Late phase response of protein secretion; difference between the
low and high affinity activation
In order to assess mediator release during mast cell activation by
either low- or high affinity stimulation, we analyzed the expression of
91 soluble inflammation markers in the supernatant of mature mast cells
after 3, 6 and 24 hours of activation and detected 54 of these at at
least one of the four time points sampled. The early response after 3
hours was dominated by cytokines IL-8, IL-13, LIF, HGF and CCL4 produced
due to high affinity IgE crosslinking. PD-L1 was induced by both high
and low affinity and with no significant difference. A number of shedded
surface markers (TNFSF12, TNFSF14, CSF-1, TGF-a) and the cytosolic
protein STAMPB, were induced earlier and more persistently by high
affinity IgE than by low affinity IgE.
Most effects of signalling through low affinity IgE appeared after 6
hours, and many markers detected after low affinity activation were
shared with high affinity signalling. The cytosolic proteins CASP8 and
SIRT2 were specifically induced by low affinity IgE at 3 hours. The
markers that most notably appeared to be specific for low affinity
signalling were shedded CD40, SLAMF4 and CD5. This is consistent with
the observations that low affinity IgE signalling has slower onset than
high affinity signalling (2). CD40 is involved in the somewhat
controversial antigen presentation of mast cells (4). In mast cells, CD5
may not be expressed in the same way as it is on T cells (6), but
transcriptional activity at the promoter suggests it is expressed(7).
SLAMF4 is expressed as a regulatory molecule on mast cells (5) that may
have inhibitory as well as activating functions. Extensive shedding
after 6 hours of these molecules as well as IL10-RB and CD6 and
significantly more release of CCL3, TGF-b and CASP-8 differentiates the
low affinity response of human mast cells from a high affinity response.
One may speculate that the phenotype of the mast cell now adapts to the
low affinity stimulus. In addition, the membrane receptors released
become soluble signals that may modulate the physiologic response.

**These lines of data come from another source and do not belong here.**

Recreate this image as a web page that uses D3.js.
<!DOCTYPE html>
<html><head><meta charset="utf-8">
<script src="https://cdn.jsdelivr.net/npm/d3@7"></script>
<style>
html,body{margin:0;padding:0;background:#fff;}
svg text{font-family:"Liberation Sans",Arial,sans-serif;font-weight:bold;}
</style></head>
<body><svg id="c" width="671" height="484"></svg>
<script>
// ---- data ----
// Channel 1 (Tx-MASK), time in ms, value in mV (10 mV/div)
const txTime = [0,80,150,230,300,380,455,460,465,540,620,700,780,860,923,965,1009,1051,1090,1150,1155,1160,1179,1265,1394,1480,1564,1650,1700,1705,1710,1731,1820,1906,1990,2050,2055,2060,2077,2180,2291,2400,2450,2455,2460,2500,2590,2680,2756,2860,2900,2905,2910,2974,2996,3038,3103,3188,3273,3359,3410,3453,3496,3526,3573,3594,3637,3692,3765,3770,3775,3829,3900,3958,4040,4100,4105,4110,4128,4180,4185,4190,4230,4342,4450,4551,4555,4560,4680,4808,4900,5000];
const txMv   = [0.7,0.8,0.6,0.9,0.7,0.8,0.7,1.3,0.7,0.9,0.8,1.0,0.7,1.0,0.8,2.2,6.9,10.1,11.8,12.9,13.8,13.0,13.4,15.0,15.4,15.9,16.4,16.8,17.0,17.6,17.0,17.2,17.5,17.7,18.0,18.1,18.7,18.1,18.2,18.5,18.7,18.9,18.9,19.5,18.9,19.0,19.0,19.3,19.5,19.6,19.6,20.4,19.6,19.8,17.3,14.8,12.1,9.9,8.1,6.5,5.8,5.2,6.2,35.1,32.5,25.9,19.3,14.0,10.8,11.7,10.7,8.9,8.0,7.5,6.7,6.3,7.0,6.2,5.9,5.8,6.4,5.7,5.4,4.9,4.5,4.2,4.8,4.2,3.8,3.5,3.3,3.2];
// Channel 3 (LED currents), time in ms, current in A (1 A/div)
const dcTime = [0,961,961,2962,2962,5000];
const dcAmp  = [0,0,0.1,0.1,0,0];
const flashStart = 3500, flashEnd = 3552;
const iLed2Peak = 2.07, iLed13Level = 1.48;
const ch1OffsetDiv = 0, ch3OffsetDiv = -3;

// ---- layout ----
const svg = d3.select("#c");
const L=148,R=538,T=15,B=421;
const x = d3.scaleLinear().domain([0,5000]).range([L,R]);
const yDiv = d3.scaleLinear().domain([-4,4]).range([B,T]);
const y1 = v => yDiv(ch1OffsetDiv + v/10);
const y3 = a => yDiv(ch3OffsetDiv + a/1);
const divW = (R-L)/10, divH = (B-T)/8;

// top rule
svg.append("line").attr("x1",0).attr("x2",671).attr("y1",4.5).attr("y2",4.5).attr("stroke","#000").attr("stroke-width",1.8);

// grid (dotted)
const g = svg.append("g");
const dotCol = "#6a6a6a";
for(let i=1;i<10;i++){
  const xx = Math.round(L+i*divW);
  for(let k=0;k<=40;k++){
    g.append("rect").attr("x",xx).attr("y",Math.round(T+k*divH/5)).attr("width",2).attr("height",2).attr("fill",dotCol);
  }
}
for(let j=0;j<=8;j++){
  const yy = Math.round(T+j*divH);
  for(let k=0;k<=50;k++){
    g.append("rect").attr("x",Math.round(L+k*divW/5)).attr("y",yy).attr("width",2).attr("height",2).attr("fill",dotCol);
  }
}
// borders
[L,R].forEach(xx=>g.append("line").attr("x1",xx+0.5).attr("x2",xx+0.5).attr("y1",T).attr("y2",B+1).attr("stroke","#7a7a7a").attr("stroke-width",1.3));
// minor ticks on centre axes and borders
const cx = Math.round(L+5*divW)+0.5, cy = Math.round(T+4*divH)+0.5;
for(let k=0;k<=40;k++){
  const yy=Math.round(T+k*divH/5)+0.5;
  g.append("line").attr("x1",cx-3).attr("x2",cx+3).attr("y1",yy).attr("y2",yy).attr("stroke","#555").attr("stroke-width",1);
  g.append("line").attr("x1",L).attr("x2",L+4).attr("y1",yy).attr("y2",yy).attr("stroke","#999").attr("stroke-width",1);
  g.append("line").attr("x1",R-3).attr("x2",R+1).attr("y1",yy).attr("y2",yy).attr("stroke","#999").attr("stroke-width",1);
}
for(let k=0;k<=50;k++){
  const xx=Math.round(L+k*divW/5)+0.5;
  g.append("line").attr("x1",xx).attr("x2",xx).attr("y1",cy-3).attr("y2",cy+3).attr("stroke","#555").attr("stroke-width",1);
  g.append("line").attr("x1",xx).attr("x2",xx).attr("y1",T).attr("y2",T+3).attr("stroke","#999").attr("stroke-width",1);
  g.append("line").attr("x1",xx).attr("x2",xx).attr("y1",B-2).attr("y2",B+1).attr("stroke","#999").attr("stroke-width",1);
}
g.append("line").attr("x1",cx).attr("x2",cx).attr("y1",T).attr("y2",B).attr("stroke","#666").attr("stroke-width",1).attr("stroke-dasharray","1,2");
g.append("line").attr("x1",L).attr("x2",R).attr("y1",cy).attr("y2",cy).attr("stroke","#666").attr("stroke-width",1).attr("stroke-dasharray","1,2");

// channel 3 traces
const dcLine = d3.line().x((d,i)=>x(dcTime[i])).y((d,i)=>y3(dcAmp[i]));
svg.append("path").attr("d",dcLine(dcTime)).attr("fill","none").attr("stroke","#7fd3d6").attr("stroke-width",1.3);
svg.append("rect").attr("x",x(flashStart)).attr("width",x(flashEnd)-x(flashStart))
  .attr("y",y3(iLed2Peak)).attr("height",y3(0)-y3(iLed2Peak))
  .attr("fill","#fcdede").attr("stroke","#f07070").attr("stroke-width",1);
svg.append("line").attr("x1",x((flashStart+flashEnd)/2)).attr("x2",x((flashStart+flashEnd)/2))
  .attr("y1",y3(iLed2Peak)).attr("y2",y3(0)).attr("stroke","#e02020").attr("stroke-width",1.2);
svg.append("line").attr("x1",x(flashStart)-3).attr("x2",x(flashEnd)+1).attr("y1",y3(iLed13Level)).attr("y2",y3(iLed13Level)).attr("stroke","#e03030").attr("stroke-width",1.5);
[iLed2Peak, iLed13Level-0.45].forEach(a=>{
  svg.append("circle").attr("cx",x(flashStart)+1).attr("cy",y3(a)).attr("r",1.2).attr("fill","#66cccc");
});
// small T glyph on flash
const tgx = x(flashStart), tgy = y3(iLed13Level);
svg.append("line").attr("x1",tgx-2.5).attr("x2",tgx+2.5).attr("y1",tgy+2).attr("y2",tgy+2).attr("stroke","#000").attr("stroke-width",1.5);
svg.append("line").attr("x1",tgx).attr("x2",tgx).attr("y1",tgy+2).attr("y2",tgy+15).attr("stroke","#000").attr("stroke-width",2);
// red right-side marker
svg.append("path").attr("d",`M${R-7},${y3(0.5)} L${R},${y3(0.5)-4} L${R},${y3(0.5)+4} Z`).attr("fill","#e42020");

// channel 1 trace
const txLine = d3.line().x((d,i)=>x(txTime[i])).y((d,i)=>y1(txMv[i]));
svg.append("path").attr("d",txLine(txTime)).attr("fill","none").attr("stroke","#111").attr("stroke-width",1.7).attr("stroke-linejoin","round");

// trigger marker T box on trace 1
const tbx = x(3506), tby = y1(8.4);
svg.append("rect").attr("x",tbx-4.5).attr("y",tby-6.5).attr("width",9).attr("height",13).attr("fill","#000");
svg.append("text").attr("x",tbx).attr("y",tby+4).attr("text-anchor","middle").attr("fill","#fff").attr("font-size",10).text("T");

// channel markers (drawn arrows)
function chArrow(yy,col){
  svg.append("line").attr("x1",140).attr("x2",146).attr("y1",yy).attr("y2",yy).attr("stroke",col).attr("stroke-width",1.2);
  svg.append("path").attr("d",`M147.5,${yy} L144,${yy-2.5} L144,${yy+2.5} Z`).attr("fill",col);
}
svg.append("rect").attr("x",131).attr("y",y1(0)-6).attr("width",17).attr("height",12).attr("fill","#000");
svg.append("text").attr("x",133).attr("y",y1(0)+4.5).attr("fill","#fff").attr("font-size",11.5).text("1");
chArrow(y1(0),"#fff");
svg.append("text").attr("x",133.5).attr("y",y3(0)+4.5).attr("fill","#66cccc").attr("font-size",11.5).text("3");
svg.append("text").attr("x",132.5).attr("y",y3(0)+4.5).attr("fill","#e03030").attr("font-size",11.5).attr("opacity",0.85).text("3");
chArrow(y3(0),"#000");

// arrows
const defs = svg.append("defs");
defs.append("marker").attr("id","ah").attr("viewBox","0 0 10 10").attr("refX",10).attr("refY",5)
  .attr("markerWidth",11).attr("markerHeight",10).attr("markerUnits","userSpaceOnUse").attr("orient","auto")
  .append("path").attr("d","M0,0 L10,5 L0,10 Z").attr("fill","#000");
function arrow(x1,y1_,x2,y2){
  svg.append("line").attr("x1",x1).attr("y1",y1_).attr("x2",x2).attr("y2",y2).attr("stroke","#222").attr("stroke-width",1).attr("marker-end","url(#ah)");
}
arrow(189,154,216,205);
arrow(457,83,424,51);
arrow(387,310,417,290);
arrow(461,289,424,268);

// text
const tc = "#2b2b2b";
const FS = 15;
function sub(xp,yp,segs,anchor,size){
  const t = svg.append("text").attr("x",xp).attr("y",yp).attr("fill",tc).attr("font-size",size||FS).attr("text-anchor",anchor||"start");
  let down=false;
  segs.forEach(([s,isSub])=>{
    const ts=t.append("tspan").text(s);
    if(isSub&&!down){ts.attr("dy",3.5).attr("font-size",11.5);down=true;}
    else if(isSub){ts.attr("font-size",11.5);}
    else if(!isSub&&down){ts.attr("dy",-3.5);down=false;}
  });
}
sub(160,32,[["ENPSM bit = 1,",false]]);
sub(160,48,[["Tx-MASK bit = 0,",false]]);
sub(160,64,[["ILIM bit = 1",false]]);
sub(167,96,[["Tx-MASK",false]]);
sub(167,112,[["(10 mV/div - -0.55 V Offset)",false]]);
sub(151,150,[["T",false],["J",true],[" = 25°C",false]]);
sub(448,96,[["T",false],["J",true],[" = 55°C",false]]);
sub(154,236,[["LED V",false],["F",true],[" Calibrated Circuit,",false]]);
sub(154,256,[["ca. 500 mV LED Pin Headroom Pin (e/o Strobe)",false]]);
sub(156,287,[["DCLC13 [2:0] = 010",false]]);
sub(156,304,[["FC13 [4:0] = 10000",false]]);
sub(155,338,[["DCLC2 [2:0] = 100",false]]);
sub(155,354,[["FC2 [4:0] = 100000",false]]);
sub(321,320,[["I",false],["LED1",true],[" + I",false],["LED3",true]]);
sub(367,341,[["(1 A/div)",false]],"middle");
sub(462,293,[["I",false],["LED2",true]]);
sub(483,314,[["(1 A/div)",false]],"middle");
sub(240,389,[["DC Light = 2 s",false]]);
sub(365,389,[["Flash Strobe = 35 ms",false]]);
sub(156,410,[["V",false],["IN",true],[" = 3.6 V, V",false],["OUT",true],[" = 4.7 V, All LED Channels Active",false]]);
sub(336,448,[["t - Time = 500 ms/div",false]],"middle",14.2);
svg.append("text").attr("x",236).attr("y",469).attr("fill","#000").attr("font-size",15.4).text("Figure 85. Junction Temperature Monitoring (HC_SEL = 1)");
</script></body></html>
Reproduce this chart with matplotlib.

CSF-1, Fit3L, TGF-a, CD40 and TNFSF11 are known to be targets of ADAM17
that is expressed in mast cells, but there was no clear association of
ADAM17 and affinity of IgE or timing of release. CD6 and its ligand
CD318 (CDCP1) were shedded after low affinity IgE stimulation at 6 and
24 hours, respectively. While IL-18 and IL-10 were released at 3 and 6
hours under conditions of high affinity IgE, IL-18R1 and IL-10Rb were
shedded under low affinity IgE conditions at 6 and 24 hours, suggesting
the presence of a feedback loop. Shedding of a receptor may be a method
to quickly change the phenotype of the cell by releasing the surface
receptor, or to generate a signal molecule, or both (3).